Kickstarter is a tool that allows people with a good idea or project to ask the internet world for funding. Can it be a source of funding for urban economic development — particularly sustainable development projects in neighborhoods?
Blogger Emily Badger reports that the City of Chicago is exploring the potential of Kickstarter with a website called Seed Chicago. She writes:
As Kickstarter has grown over the past few years into the Internet’s go-to crowdfunding platform, it’s been tempting to try to apply the model to anything and everything in need of cash – to products, places, programs, public parks, potholes, you name it. But the concept has some clear limitations when implemented at the urban scale. Maybe a neighborhood could fund its own park and street improvements when City Hall can’t. But what about the communities that can’t afford to do that? Crowdfunding of community assets could potentially double down on inequality.

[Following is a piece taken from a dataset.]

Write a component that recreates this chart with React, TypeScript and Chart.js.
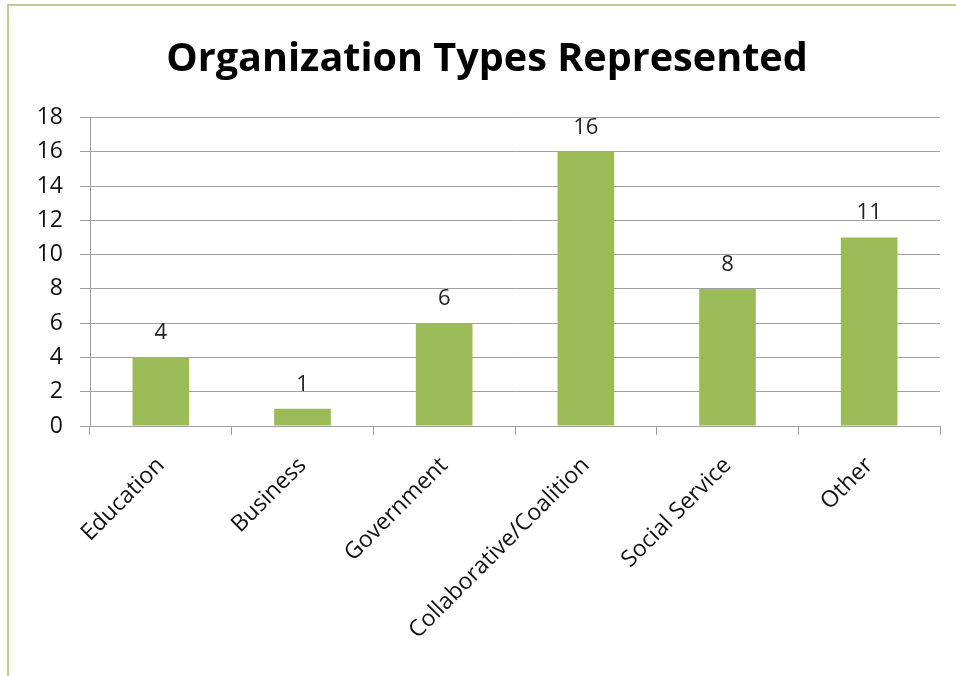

Do the families in your area have sufficient access to food? Check out the Food Access Research Atlas published by the U.S. Department of Agriculture. The Atlas’s interactive map of the United States shows where people live in “food deserts” — census tracts where a significant number of people live more than a mile away from a grocery store and rural tracts where people live more than 10 miles away. The map also shows where low-income families live 20 miles away from a supermarket and have no access to cars.
Among other uses, the map indicates where urban agriculture, farmers’ markets and other programs could best be located to ensure that all Americans have access to food.
Perma Cities is a free online game of permaculture and urban design. Its development team announced on March 4, 2013, that it plans to release a new open-source full-feature version in the summer of 2013. It will include elements on resources, social welfare, transportation and buildings. Check it out. Its current website includes a sample of what’s to come.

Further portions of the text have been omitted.